Efficiency ratings – another view

Analysis of staffing levels across the Top 50 reveals location biases among firms, while the AUM per employee directly involved in money management indicates differences in efficiency when measured on this basis
CIOs, portfolio managers, analysts and traders were among the example roles cited in the question put to participating firms in Funds Europe’s Top 50 ranking to identify employees involved in money management as distinct from numbers of overall employees.
This question helped identify a value of AUM per such person, in turn facilitating an efficiency benchmarking.

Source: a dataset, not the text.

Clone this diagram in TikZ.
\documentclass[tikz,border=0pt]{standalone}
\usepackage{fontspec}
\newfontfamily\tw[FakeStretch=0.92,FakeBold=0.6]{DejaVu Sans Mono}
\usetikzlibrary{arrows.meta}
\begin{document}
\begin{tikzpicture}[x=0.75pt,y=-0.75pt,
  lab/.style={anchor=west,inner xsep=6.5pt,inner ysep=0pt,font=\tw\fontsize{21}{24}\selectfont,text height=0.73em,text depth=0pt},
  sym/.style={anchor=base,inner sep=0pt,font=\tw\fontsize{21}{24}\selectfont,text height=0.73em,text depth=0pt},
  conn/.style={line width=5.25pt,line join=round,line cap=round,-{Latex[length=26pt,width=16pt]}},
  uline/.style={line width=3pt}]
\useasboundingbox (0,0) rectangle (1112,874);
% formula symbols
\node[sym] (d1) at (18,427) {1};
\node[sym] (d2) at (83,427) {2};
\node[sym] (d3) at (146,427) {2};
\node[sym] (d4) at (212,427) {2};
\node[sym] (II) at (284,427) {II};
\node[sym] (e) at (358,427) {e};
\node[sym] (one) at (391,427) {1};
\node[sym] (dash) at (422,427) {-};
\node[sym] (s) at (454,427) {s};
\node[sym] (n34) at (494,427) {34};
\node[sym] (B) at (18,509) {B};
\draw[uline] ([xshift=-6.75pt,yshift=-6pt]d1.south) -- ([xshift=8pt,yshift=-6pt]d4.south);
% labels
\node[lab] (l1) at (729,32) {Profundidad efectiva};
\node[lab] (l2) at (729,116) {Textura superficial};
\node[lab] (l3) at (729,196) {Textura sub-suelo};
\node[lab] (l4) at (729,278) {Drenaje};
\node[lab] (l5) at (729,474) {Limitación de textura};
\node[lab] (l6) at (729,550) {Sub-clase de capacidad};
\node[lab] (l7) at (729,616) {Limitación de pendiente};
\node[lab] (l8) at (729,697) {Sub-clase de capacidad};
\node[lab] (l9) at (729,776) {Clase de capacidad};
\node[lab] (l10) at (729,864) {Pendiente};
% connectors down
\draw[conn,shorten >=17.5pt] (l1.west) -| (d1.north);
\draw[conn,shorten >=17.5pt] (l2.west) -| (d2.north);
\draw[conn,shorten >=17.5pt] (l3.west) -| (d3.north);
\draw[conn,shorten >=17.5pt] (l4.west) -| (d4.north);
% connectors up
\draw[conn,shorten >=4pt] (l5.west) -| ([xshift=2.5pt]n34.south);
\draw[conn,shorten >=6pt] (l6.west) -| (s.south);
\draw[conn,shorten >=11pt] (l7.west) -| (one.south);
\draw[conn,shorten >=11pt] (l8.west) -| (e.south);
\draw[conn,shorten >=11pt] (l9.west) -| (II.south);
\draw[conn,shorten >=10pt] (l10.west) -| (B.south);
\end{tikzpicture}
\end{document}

Firms in the Top 50 (who provided data – 35) have almost half of their global employees based in Europe (49%), much higher than the Challengers (19%) and Emerging (7%) that provided data. (Table 1a)
Unsurprisingly, European-based Top 50 firms had a much higher proportion of staff based in Europe (77%) than US-based firms (27%). (Table 1b)
The Top 50 and Challengers both had about 20% of their global employees involved in the full-time management of money, but for the Emerging firms (although there were only five of them) this increased to almost 30%. (Table 2a)
Firms based in the EU had about 30% of their global employees involved in the full-time management of money, much higher than the equivalent figure for European non-EU-based firms (19%) and US-based firms (18%). (Table 2b)
Following a similar pattern, EU-based firms had a much higher proportion of their European employees involved in the full-time management of money (30%) compared to European non-EU-based firms (19%) and US-based firms (14%). (Table 2b)
AUM per employee
European firms had a lower global AUM per employee (€1.35bn) involved in money management than US-based firms (€1.78bn). Interestingly, the split between EU and non-EU-based firms was exactly the same.
Looking only at European AUM and European employees, European firms again had a lower European AUM per employee involved in money management (€1.35bn, exactly the same figure as their global proportion).
European non-EU-based firms had the lowest European AUM per employee involved in full-time money management (€1.24bn) compared to €1.44bn for EU-based firms and €2.10bn for US-based firms. (Table 3b)
Looking just at European manager countries of origin, the efficiency measurement for France stands out (€1.76bn) when compared to the UK (€1.31bn) and Switzerland (€1.05bn).
However, this is somewhat skewed by the lack of data from certain key French managers.